Dropping FoI - especially while retaining the the curb on jury trial - would be to abandon a measure which has been promised by the Labour Party in six consecutive manifestos and to which Mr Blair himself personally committed the party before the 1997 election; and to abandon it in favour of a measure - for which there is no such explicit manifesto commitment.

This is about more than mere statecraft; it concerns the very principles on which the Government was elected. The pressure of the timetable is crazy. The Lords will no doubt congratulate themselves on coming back a week earlier than normal. If time was the problem they could have been ordered back earlier - having enjoyed the whole of August off. And is it really so inconceivable that the Queen's Speech could be postponed for a few days to allow the business to be completed?
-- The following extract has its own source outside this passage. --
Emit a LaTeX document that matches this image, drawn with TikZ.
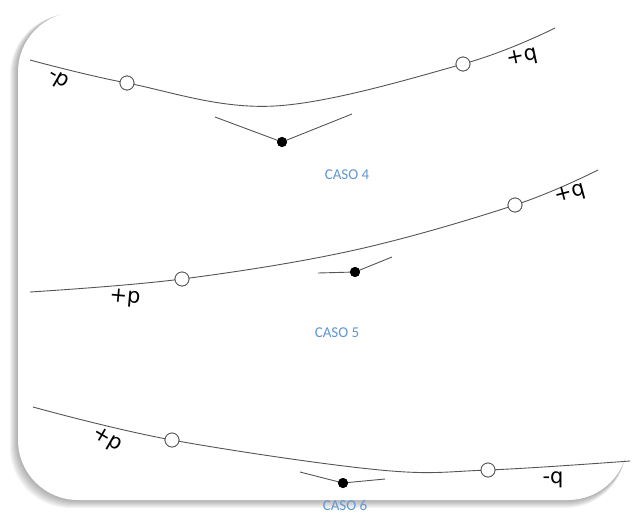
\documentclass[tikz,border=0pt]{standalone}
\usepackage{fontspec}
\setmainfont{Carlito}
\newfontfamily\etiqfont{DejaVu Sans}
\definecolor{casoazul}{RGB}{95,150,210}
\definecolor{linea}{RGB}{85,85,85}
\begin{document}
\begin{tikzpicture}[x=1pt, y=-1pt,
    curva/.style={linea, line width=0.9pt},
    abierto/.style={circle, draw=linea, fill=white, line width=0.8pt, minimum size=14pt, inner sep=0pt},
    lleno/.style={circle, fill=black, minimum size=10pt, inner sep=0pt},
    etiq/.style={font=\etiqfont\fontsize{21}{21}\selectfont, inner sep=0pt},
    caso/.style={font=\fontsize{15}{15}\selectfont, text=casoazul}]
    \useasboundingbox (0,0) rectangle (637,523);

    % Tarjeta con sombra
    \foreach \i in {1,...,8}
        \fill[black, opacity=0.045, rounded corners=60pt] ({18-\i},{12+0.3*\i}) rectangle ({628-0.3*\i},{500+\i});
    \fill[white, rounded corners=60pt] (18,12) rectangle (628,500);

    % Caso 4
    \coordinate (a4) at (30,60);
    \coordinate (m4) at (275,106);
    \coordinate (b4) at (555,28);
    \node[abierto] (p4) at (127,83) {};
    \node[abierto] (q4) at (463,64) {};
    \draw[curva] plot[smooth, tension=0.6] coordinates {(a4) (p4.center) (m4) (q4.center) (b4)};
    \node[abierto] at (p4) {};
    \node[abierto] at (q4) {};
    \node[etiq, rotate=-30] (lp4) at (58,80) {-p};
    \node[etiq, rotate=12] (lq4) at (522,58) {+q};
    \node[lleno] (s4) at (282,142) {};
    \coordinate (i4) at (215,117);
    \coordinate (d4) at (352,114);
    \draw[curva] (i4) -- (s4.center) -- (d4);
    \node[lleno] at (s4) {};
    \node[caso] (c4) at (347,175) {CASO 4};

    % Caso 5
    \coordinate (a5) at (30,292);
    \coordinate (m5) at (355,250);
    \coordinate (b5) at (598,170);
    \node[abierto] (p5) at (182,279) {};
    \node[abierto] (q5) at (515,205) {};
    \draw[curva] plot[smooth, tension=0.6] coordinates {(a5) (p5.center) (m5) (q5.center) (b5)};
    \node[abierto] at (p5) {};
    \node[abierto] at (q5) {};
    \node[etiq, rotate=-5] (lp5) at (125,298) {+p};
    \node[etiq, rotate=15] (lq5) at (570,194) {+q};
    \node[lleno] (s5) at (355,272) {};
    \coordinate (i5) at (318,273);
    \coordinate (d5) at (392,257);
    \draw[curva] (i5) -- (s5.center) -- (d5);
    \node[lleno] at (s5) {};
    \node[caso] (c5) at (337,333) {CASO 5};

    % Caso 6
    \coordinate (a6) at (33,407);
    \coordinate (m6) at (380,470);
    \coordinate (b6) at (630,461);
    \node[abierto] (p6) at (172,440) {};
    \node[abierto] (q6) at (488,470) {};
    \draw[curva] plot[smooth, tension=0.6] coordinates {(a6) (p6.center) (m6) (q6.center) (b6)};
    \node[abierto] at (p6) {};
    \node[abierto] at (q6) {};
    \node[etiq, rotate=-30] (lp6) at (107,440) {+p};
    \node[etiq] (lq6) at (553,480) {-q};
    \node[lleno] (s6) at (343,483) {};
    \coordinate (i6) at (300,472);
    \coordinate (d6) at (385,479);
    \draw[curva] (i6) -- (s6.center) -- (d6);
    \node[lleno] at (s6) {};
    \node[caso] (c6) at (345,505) {CASO 6};
\end{tikzpicture}
\end{document}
But that hope is now forlorn; and in any case, the issue is now one of keeping faith with the Government's promises. Mr Straw is fully entitled to use the Parliament Act to force through Mode of Trial. But if ministers can bludgeon that through, they can also secure the Right to Roam and a Freedom of Information bill at least half-worthy of the name. The outcomes in the Lords in the coming weeks will be remembered long after the excitements in Bournemouth and Brighton are forgotten.